Não há nenhuma razão para as praxes académicas como elas são praticadas atualmente. Há todas as razões para a receção ao caloiro, onde cada escola pode trazer antigos e conhecidos licenciados que possam contar as suas experiências. E onde as associações possam ter a fidalguia de dizer "não obrigado" às cervejeiras que vêm despejar quilolitros de pré-urina que é o que sobra, em cheiro, no dia seguinte.

O que se passou no Meco. Certos indícios colhidos em trocas de correspondência e na manutenção de um esquadrão de praxadores treinados com provas sobre si próprios, muito depois de ter passado a semana de receção aos caloiros, deixou-me estarrecido. Nunca um alferes manteve os seus furriéis em exercícios de praxe durante o ano, só para receberem e praxarem a incorporação seguinte...
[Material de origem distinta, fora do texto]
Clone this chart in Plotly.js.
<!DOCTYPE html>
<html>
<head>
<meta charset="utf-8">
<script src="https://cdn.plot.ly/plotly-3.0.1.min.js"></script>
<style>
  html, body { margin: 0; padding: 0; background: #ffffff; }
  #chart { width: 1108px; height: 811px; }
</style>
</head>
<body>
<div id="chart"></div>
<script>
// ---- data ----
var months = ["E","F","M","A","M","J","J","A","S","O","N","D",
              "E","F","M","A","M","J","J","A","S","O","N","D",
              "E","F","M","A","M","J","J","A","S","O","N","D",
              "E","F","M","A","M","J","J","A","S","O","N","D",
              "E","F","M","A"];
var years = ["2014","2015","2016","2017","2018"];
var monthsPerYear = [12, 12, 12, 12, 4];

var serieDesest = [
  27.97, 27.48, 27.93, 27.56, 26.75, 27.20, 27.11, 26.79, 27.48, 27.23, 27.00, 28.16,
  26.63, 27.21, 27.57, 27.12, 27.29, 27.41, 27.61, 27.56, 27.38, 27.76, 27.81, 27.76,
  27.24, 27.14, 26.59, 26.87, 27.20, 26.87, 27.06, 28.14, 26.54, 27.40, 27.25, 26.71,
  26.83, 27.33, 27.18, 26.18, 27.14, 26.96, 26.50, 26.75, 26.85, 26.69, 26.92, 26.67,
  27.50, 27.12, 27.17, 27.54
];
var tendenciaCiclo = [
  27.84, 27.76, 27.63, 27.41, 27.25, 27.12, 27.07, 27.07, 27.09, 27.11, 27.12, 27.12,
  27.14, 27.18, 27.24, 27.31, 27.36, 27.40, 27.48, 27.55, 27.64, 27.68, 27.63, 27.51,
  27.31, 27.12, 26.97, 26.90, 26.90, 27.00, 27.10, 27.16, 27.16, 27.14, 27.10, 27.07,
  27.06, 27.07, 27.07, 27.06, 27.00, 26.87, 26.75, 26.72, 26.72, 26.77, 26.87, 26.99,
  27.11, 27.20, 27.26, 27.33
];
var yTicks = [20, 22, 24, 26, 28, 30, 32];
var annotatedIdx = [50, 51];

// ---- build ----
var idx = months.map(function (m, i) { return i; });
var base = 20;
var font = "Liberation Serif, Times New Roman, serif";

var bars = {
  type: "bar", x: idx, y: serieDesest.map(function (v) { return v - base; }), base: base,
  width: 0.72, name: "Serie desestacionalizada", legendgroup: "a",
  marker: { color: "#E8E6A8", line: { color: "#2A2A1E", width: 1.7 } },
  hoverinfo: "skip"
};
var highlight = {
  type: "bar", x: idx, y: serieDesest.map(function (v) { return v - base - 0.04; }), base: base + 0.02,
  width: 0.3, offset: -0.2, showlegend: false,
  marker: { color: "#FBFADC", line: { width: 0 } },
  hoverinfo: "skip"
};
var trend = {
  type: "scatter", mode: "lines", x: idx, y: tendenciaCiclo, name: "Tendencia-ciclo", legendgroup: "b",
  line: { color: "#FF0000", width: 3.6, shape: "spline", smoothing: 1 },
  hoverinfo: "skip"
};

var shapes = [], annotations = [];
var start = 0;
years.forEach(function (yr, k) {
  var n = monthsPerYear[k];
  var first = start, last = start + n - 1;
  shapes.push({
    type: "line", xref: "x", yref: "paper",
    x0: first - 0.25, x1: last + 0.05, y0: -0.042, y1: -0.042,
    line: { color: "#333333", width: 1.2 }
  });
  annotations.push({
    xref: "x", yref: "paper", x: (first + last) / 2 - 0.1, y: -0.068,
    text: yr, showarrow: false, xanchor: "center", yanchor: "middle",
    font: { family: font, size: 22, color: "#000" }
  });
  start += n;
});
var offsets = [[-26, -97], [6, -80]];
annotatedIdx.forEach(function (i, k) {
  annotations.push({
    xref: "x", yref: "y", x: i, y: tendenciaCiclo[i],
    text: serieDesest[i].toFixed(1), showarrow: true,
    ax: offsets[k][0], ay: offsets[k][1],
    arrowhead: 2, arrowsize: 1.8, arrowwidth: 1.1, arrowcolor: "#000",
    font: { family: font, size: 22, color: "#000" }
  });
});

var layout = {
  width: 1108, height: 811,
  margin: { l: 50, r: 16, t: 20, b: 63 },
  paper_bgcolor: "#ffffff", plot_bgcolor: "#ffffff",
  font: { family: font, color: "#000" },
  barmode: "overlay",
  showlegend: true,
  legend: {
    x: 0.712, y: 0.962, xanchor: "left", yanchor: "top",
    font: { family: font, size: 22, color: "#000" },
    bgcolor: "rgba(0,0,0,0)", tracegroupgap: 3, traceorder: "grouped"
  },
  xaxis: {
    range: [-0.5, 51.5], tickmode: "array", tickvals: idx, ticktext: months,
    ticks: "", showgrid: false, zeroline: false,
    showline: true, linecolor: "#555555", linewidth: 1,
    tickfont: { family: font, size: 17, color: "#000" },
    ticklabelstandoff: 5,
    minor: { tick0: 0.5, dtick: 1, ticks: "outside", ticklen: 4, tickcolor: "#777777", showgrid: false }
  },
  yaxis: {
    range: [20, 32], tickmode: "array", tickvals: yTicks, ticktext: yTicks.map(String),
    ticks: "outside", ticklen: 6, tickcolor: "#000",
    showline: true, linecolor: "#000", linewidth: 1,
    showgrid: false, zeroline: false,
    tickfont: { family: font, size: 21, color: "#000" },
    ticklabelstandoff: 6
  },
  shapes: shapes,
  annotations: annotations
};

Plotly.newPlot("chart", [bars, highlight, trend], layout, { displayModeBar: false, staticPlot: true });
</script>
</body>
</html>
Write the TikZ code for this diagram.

Um que escreve que quer sair do grupo porque está à beira do esgotamento - isto o que é? A organização de uma seita com normas mais semelhantes à ritualidade satânica do que à boçalidade alvar de estudantes enfrascados, que mantém regras de obediência cega que vão prolongar-se no tempo, onde impera a lei do secretismo - o que está aqui em gestação? Por momentos, passou--me pela ideia a Caveira e Tíbias (Skull & Bones) de que foram membros três gerações da família Bush, incluindo os dois presidentes, que dominava a fraternity (uma espécie de república) onde viveram avô, filho e neto. Muito se tem escrito sobre esta organização, mas continua a saber-se pouco, sendo certo que é considerada a mais poderosa sociedade secreta nos Estados Unidos.

Não digo que esteja a constituir-se na Lusófona, que é uma coisa de pés-descalços ao pé da fraternity dos Bush, algo de tão tenebroso como a S&B, mas é de perguntar como é que passa desapercebida a constituição de um grupo onde a obediência cega é a regra e até se podem perder vidas nessa "recruta". Quem está por detrás disso? Quem vai colher frutos desta coisa com rituais de palhaçada que pode esconder uma jagunçada de autómatos ao serviço do primeiro estalar de dedos? E quantos mais grupos deste género estarão a treinar-se por aí?

Meco não dá a ideia de uma praxe desastrada. Mais se parece com um treino operacional que correu mal.